--- WHAT IS REQUIRED ---
Extract the opening line of the entries and every line after it, stopping at and including the line that contains "40, 45, 50]". Do not include pictures.

--- DATASET EXTRACT ---

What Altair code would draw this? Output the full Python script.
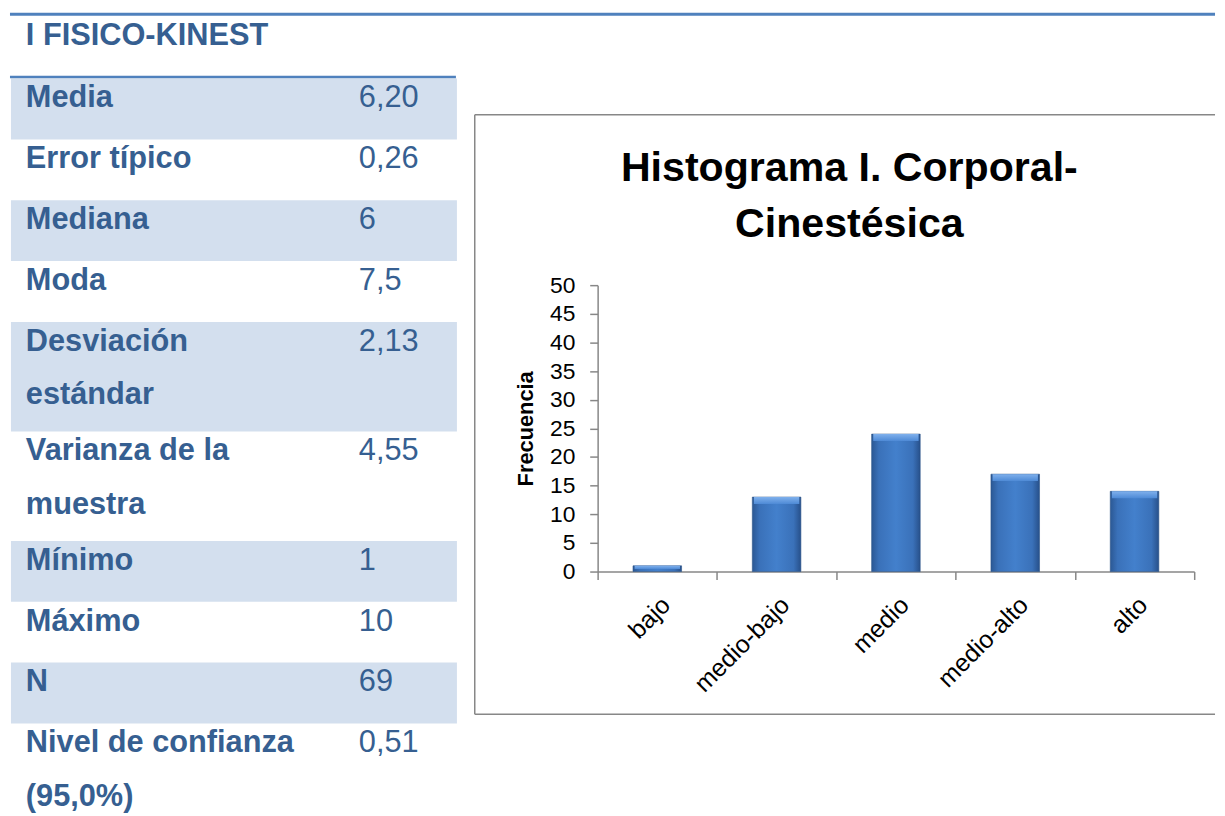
import altair as alt
import pandas as pd

# ---------------- data ----------------
table_title = "I FISICO-KINEST"
stat_names = ["Media", "Error típico", "Mediana", "Moda", "Desviación\nestándar",
              "Varianza de la\nmuestra", "Mínimo", "Máximo", "N",
              "Nivel de confianza\n(95,0%)"]
stat_values = ["6,20", "0,26", "6", "7,5", "2,13", "4,55", "1", "10", "69", "0,51"]

categories = ["bajo", "medio-bajo", "medio", "medio-alto", "alto"]
frequencies = [1, 13, 24, 17, 14]
chart_title = ["Histograma I. Corporal-", "Cinestésica"]
y_title = "Frecuencia"
y_ticks = [0, 5, 10, 15, 20, 25, 30, 35, 40, 45, 50]

# ---------------- styles / layout ----------------
FONT = "Liberation Sans, Arial, sans-serif"
TXT = "#365F91"
LINEC = "#4F81BD"
SHADE = "#D3DFEE"
GRAY = "#878787"

W1, H1 = 452, 806
TOP0, ROW1, ROW2, LINE, BASE = 67.5, 61.4, 110.5, 54, 29

rows, name_lines, value_lines = [], [], []
top = TOP0
for i, (n, v) in enumerate(zip(stat_names, stat_values)):
    parts = n.split("\n")
    h = ROW1 if len(parts) == 1 else ROW2
    rows.append({"y0": top, "y1": top + h, "shade": i % 2 == 0})
    for j, p in enumerate(parts):
        name_lines.append({"yb": top + BASE + j * LINE, "text": p})
    value_lines.append({"yb": top + BASE, "text": v})
    top += h

rows_df = pd.DataFrame(rows)
shade_df = rows_df[rows_df["shade"]]
names_df = pd.DataFrame(name_lines)
values_df = pd.DataFrame(value_lines)
one = pd.DataFrame({"k": [0]})

ys = alt.Scale(domain=[0, H1], range=[0, H1])

shade = alt.Chart(shade_df).mark_rect(color=SHADE).encode(
    x=alt.value(1), x2=alt.value(451),
    y=alt.Y("y0:Q", scale=ys, axis=None), y2="y1:Q")

top_rule = alt.Chart(one).mark_rule(color=LINEC, strokeWidth=3).encode(
    x=alt.value(0), x2=alt.value(1216), y=alt.value(2.7))
rule2 = alt.Chart(one).mark_rule(color=LINEC, strokeWidth=2.5).encode(
    x=alt.value(0), x2=alt.value(450), y=alt.value(66))
ttitle = alt.Chart(one).mark_text(align="left", baseline="alphabetic", font=FONT,
                                  fontSize=31, fontWeight="bold", color=TXT).encode(
    x=alt.value(16), y=alt.value(33.7), text=alt.value(table_title))

names = alt.Chart(names_df).mark_text(align="left", baseline="alphabetic", font=FONT,
                                      fontSize=31, fontWeight="bold", color=TXT).encode(
    x=alt.value(16), y=alt.Y("yb:Q", scale=ys, axis=None), text="text:N")
vals = alt.Chart(values_df).mark_text(align="left", baseline="alphabetic", font=FONT,
                                      fontSize=31, color=TXT).encode(
    x=alt.value(352), y=alt.Y("yb:Q", scale=ys, axis=None), text="text:N")

panel1 = alt.layer(shade, top_rule, rule2, ttitle, names, vals).properties(width=W1, height=H1)

# ---------------- bar chart ----------------
bars_df = pd.DataFrame({"cat": categories, "freq": frequencies})

grad = alt.LinearGradient(
    gradient="linear", x1=0, x2=1, y1=0, y2=0,
    stops=[alt.GradientStop(offset=0, color="#2B5894"),
           alt.GradientStop(offset=0.15, color="#3A71B9"),
           alt.GradientStop(offset=0.5, color="#4380CC"),
           alt.GradientStop(offset=0.85, color="#3A71B9"),
           alt.GradientStop(offset=1, color="#27508A")])
bevel = alt.LinearGradient(
    gradient="linear", x1=0, x2=0, y1=0, y2=1,
    stops=[alt.GradientStop(offset=0, color="#7FB0EC"),
           alt.GradientStop(offset=1, color="#4E8AD6")])

xenc = alt.X("cat:N", sort=categories,
             scale=alt.Scale(domain=categories, paddingInner=0, paddingOuter=0),
             axis=alt.Axis(title=None, labelAngle=-45, tickBand="extent", labelFont=FONT,
                           labelFontSize=25, labelColor="black", domainColor=GRAY,
                           tickColor=GRAY, tickSize=8, domainWidth=1.5, tickWidth=1.5,
                           labelPadding=13, grid=False))
yscale = alt.Scale(domain=[0, 50], range=[565, 276], nice=False)

bars = alt.Chart(bars_df).mark_bar(width=alt.RelativeBandSize(0.407), color=grad,
                                   stroke="#2B5287", strokeWidth=0.6).encode(
    x=xenc,
    y=alt.Y("freq:Q", scale=yscale,
            axis=alt.Axis(values=y_ticks, title=y_title, titleFont=FONT, titleFontSize=22,
                          titleFontWeight="bold", titleColor="black", titlePadding=12,
                          labelFont=FONT, labelFontSize=23, labelColor="black",
                          domainColor=GRAY, tickColor=GRAY, tickSize=8, domainWidth=1.5,
                          tickWidth=1.5, labelPadding=15, grid=False)))

caps = alt.Chart(bars_df).transform_calculate(
    capb="max(datum.freq - 1.2, datum.freq * 0.45)").mark_bar(
    width=alt.RelativeBandSize(0.38), color=bevel).encode(
    x=xenc, y=alt.Y("freq:Q", scale=yscale), y2="capb:Q")

frame_l = alt.Chart(one).mark_rule(color=GRAY, strokeWidth=1.5).encode(
    x=alt.value(-124), y=alt.value(104), y2=alt.value(709))
frame_t = alt.Chart(one).mark_rule(color=GRAY, strokeWidth=1.5).encode(
    x=alt.value(-124), x2=alt.value(623), y=alt.value(104))
frame_b = alt.Chart(one).mark_rule(color=GRAY, strokeWidth=1.5).encode(
    x=alt.value(-124), x2=alt.value(623), y=alt.value(709))

ctitle = alt.Chart(one).mark_text(align="center", baseline="alphabetic", font=FONT,
                                  fontSize=41.5, fontWeight="bold", color="black",
                                  lineHeight=56).encode(
    x=alt.value(254), y=alt.value(171), text=alt.value(chart_title))

panel2 = alt.layer(frame_l, frame_t, frame_b, ctitle, bars, caps).properties(
    width=602, height=565)

chart = alt.hconcat(panel1, panel2, spacing=141, bounds="flush").properties(
    padding=0).configure_view(stroke=None)

chart.save("out.html", embed_options={"renderer": "svg", "actions": False})
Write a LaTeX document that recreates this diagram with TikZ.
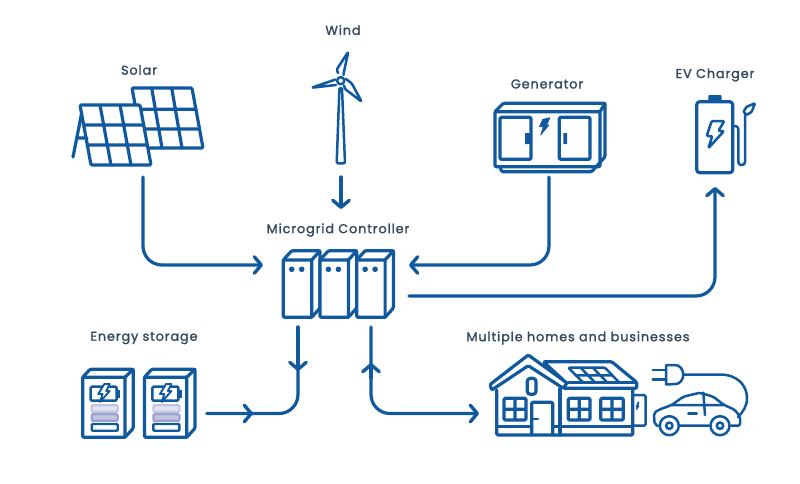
\documentclass[tikz,border=0pt]{standalone}
\usepackage{fontspec}
\setmainfont{Poppins}[RawFeature={embolden=1.6},LetterSpace=7]
\usetikzlibrary{arrows.meta}
\definecolor{mgblue}{HTML}{11599F}
\definecolor{mgtext}{HTML}{34495E}
\definecolor{mglight}{HTML}{C3C6E2}
\definecolor{mgmid}{HTML}{9DA2D2}
\tikzset{
  icon/.style={draw=mgblue,line width=3.2pt,line join=round,line cap=round,rounded corners=1.2pt},
  thin icon/.style={icon,line width=2.5pt},
  solid icon/.style={fill=mgblue,draw=mgblue,line width=.6pt,line join=round},
  label/.style={font=\fontsize{12.8}{14}\selectfont,text=mgtext,inner sep=0pt,anchor=center},
  link/.style={draw=mgblue,line width=3.2pt,line cap=round,rounded corners=19pt},
  tipped/.style={-{Straight Barb[length=7pt,width=16.5pt,line width=3.4pt,round]}},
  cabinet/.pic={
    \draw[icon,fill=white] (8.4,-9.3) -- (36.7,-9.3) -- (36.7,48) -- (28.4,57.3) -- (0,57.3) -- (0,0) -- cycle;
    \draw[icon] (0,0) -- (28.4,0) -- (36.7,-9.3) (28.4,0) -- (28.4,57.3);
    \fill[mgblue] (8.4,9.3) circle (2.8pt) (18.4,9.3) circle (2.8pt);
  },
  storage/.pic={
    \draw[icon,fill=white] (7.3,-8) -- (50.6,-8) -- (50.6,51) -- (42.3,60) -- (0,60) -- (0,0) -- cycle;
    \draw[icon] (0,0) -- (42.3,0) -- (50.6,-8) (42.3,0) -- (42.3,60);
    \draw[thin icon] (8,9.4) rectangle (34,23.4);
    \fill[mgblue] (34.6,12.6) rectangle (37.4,20.4);
    \draw[draw=mgblue,fill=white,line width=1.9pt,line join=round] (21.6,6.7) -- (27,6.7) -- (23.5,13.7) -- (27,13.7) -- (17.4,24.6) -- (19.8,16.7) -- (15.6,16.7) -- cycle;
    \draw[draw=mglight,fill=mglight!45,line width=2.2pt,rounded corners=1pt] (9,28) rectangle (35,34.4);
    \draw[draw=mgmid,fill=mglight,line width=2.2pt,rounded corners=1pt] (9,37) rectangle (35,43.4);
    \draw[draw=mgblue,fill=white,line width=2.4pt,rounded corners=1pt] (9,46.7) rectangle (35,53.4);
  }
}
\begin{document}
\begin{tikzpicture}[x=1pt,y=-1pt]
\useasboundingbox (0,0) rectangle (800,483);
\fill[white] (0,0) rectangle (800,483);

% labels
\node[label] (solarLabel) at (139,70) {Solar};
\node[label] (windLabel) at (343,30) {Wind};
\node[label] (genLabel) at (547,84) {Generator};
\node[label] (evLabel) at (715,75) {EV Charger};
\node[label] (ctrlLabel) at (338,230) {Microgrid Controller};
\node[label] (storeLabel) at (144,338) {Energy storage};
\node[label] (homeLabel) at (578,338) {Multiple homes and businesses};

% solar
\draw[icon] (132,88) -- (192,88) -- (203,148) -- (143,148) -- cycle;
\draw[icon] (140,109.3) -- (195.6,109.3) (143,129) -- (199.4,129)
  (151.7,88) -- (162,148) (171.7,88) -- (182,148);
\draw[icon,fill=white] (80,105) -- (140,105) -- (151,165) -- (91,165) -- cycle;
\draw[icon] (83.6,125) -- (143.6,125) (87.3,145) -- (147.3,145)
  (100,105) -- (111,165) (120,105) -- (131,165);
\draw[icon] (81.7,113) -- (73,157) (77,138) -- (87,138);

% wind
\draw[thin icon] (339.4,88) -- (342,88) -- (345,163.3) -- (336.7,163.3) -- cycle;
\draw[thin icon] (338,73) -- (336.7,69.5) -- (348.3,51.7) -- (344,71.7) -- (343.5,75);
\draw[thin icon] (335.5,79.5) -- (311.7,87.7) -- (336,85);
\draw[thin icon] (346,79) -- (351.7,83.3) -- (361.7,101.7) -- (345,89) -- (344,85.5);
\draw[thin icon,fill=white] (340.7,80.7) circle (3.6pt);

% generator
\draw[icon] (495,111.7) -- (503.3,103.3) -- (605,103.3) -- (605,156.7) -- (591.7,171.7) -- (501.7,171.7) -- (500,166.7);
\draw[icon] (495,111.7) rectangle (600,166.7);
\draw[icon] (600,111.7) -- (605,103.3);
\draw[icon] (500,117.3) rectangle (531,159.3) (559.3,117.3) rectangle (590,159.3);
\fill[mgblue] (525,133) rectangle (530,144) (563.3,133) rectangle (567,144);
\draw[solid icon] (542.7,119.3) -- (550,117.7) -- (546.7,125) -- (549,125) -- (540.7,135) -- (543.3,126.7) -- (539.3,126.7) -- cycle;

% EV charger
\draw[icon,rounded corners=3pt] (696.7,101.7) rectangle (732.7,172.7);
\fill[mgblue,rounded corners=1pt] (708.3,95) rectangle (721.7,102);
\draw[thin icon] (711.7,121) -- (724.3,121) -- (718.3,131) -- (724,131) -- (708.3,148.3) -- (712.3,136) -- (706.7,136) -- cycle;
\draw[thin icon,rounded corners=3pt] (732.7,126) -- (738.3,126) -- (738.3,165) -- (745,165) -- (745,113);
\draw[thin icon,fill=white,rounded corners=.8pt] (743.5,111.7) -- (746.7,106.7) -- (755,103.3) -- (751.7,111.7) -- (746.7,115) -- cycle;

% controller
\pic at (283.3,260) {cabinet};
\pic at (320,260) {cabinet};
\pic at (356.7,260) {cabinet};

% storage
\pic at (82.7,377.3) {storage};
\pic at (144.4,377.3) {storage};

% house
\draw[icon] (496.7,390) -- (496.7,435) -- (632.7,435) -- (632.7,390);
\draw[icon] (497,426.7) -- (531.7,426.7) (552.7,426.7) -- (632.7,426.7);
\draw[icon] (560,389) -- (560,435);
\draw[icon,fill=white] (543.3,361.7) -- (611.7,361.7) -- (636.7,382.3) -- (636.7,388.3) -- (563.3,388.3) -- (563.3,380) -- cycle;
\draw[thin icon,fill=white] (568.3,367.7) -- (605,367.7) -- (619.3,382.6) -- (583.3,382.6) -- cycle;
\draw[thin icon] (575.6,375.4) -- (612.4,375.4) (580.5,367.7) -- (595.3,382.6) (592.8,367.7) -- (607.3,382.6);
\draw[icon] (568,382.5) -- (636,382.5);
\draw[icon,fill=white] (490,384.5) -- (528.3,355) -- (567,383) -- (563.3,388.3) -- (528.3,365.7) -- (491.7,390) -- cycle;
\draw[icon,rounded corners=3pt] (527.3,378.3) rectangle (536,394.3);
\draw[icon] (504,398.3) rectangle (526,420) (515,398.3) -- (515,420) (504,409.2) -- (526,409.2);
\draw[icon] (568.3,398.3) rectangle (590,420) (579.2,398.3) -- (579.2,420) (568.3,409.2) -- (590,409.2);
\draw[icon] (600.7,398.3) rectangle (623.3,420) (612,398.3) -- (612,420) (600.7,409.2) -- (623.3,409.2);
\draw[icon] (531.7,435) -- (531.7,402.3) -- (552.7,402.3) -- (552.7,435);
\draw[thin icon] (533,419) -- (538,419);
\draw[thin icon,rounded corners=1.5pt] (633,395) -- (645.7,395) -- (645.7,425.7) -- (633,425.7);
\draw[solid icon] (638,402) -- (639,402) -- (638,406) -- (639,406) -- (636.5,410) -- (637,407) -- (636,407) -- cycle;

% plug and car
\draw[thin icon,rounded corners=0pt] (666,365) -- (675,365) arc[start angle=-90,end angle=90,x radius=8.3pt,y radius=-9.6pt] -- (666,384.3) -- cycle;
\draw[thin icon] (652.7,370) -- (666,370) (652.7,379.3) -- (666,379.3);
\draw[thin icon,rounded corners=0pt] (683.3,374.5) -- (720,374.5) .. controls (738,374.5) and (747,386) .. (747,398) .. controls (747,406) and (743,412) .. (738,417);
\draw[thin icon,rounded corners=2pt] (658,426) -- (654.5,424) -- (654,413) -- (658.3,410) -- (671.7,405) -- (683.3,396.7) -- (700,392.7) -- (713.3,396.7) -- (723.3,404.5) -- (735,410) -- (740,416.7) -- (740,425.7) -- (731,425.7);
\draw[thin icon] (680,425.7) -- (709,425.7) (671.7,405) -- (723.3,405) (703.3,392.7) -- (705,415);
\draw[thin icon] (688.3,413.3) -- (696.7,413.3);
\draw[thin icon,fill=white] (669.3,425.7) circle (9.5pt) (720,425.7) circle (9.5pt);
\draw[thin icon] (669.3,425.7) circle (3.2pt) (720,425.7) circle (3.2pt);

% connector ends
\coordinate (solarOut) at (143,177);
\coordinate (ctrlWest) at (263,265);
\coordinate (windOut) at (341,177);
\coordinate (ctrlNorth) at (341,209);
\coordinate (genOut) at (549,177);
\coordinate (ctrlEastIn) at (409,265);
\coordinate (ctrlEastOut) at (409,296);
\coordinate (evIn) at (715,187);
\coordinate (ctrlSouthL) at (298,327);
\coordinate (storeMid) at (298,371);
\coordinate (storeOut) at (207,413.5);
\coordinate (storeTip) at (253,413.5);
\coordinate (ctrlSouthR) at (371,327);
\coordinate (homeTail) at (371,378);
\coordinate (homeMid) at (371,363);
\coordinate (homeIn) at (479,413.5);

% connectors
\draw[link,tipped] (solarOut) |- (ctrlWest);
\draw[link,tipped,rounded corners=0pt] (windOut) -- (ctrlNorth);
\draw[link,tipped] (genOut) |- (ctrlEastIn);
\draw[link,tipped] (ctrlEastOut) -| (evIn);
\draw[link] (ctrlSouthL) |- (storeOut);
\draw[link,tipped,rounded corners=0pt] (ctrlSouthL) -- (storeMid);
\draw[link,tipped,rounded corners=0pt] (storeOut) -- (storeTip);
\draw[link,tipped] (ctrlSouthR) |- (homeIn);
\draw[link,tipped,rounded corners=0pt] (homeTail) -- (homeMid);
\end{tikzpicture}
\end{document}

--- RESPONSE ---
What Altair code would draw this? Output the full Python script.
import altair as alt
import pandas as pd

# ---------------- data ----------------
table_title = "I FISICO-KINEST"
stat_names = ["Media", "Error típico", "Mediana", "Moda", "Desviación\nestándar",
              "Varianza de la\nmuestra", "Mínimo", "Máximo", "N",
              "Nivel de confianza\n(95,0%)"]
stat_values = ["6,20", "0,26", "6", "7,5", "2,13", "4,55", "1", "10", "69", "0,51"]

categories = ["bajo", "medio-bajo", "medio", "medio-alto", "alto"]
frequencies = [1, 13, 24, 17, 14]
chart_title = ["Histograma I. Corporal-", "Cinestésica"]
y_title = "Frecuencia"
y_ticks = [0, 5, 10, 15, 20, 25, 30, 35, 40, 45, 50]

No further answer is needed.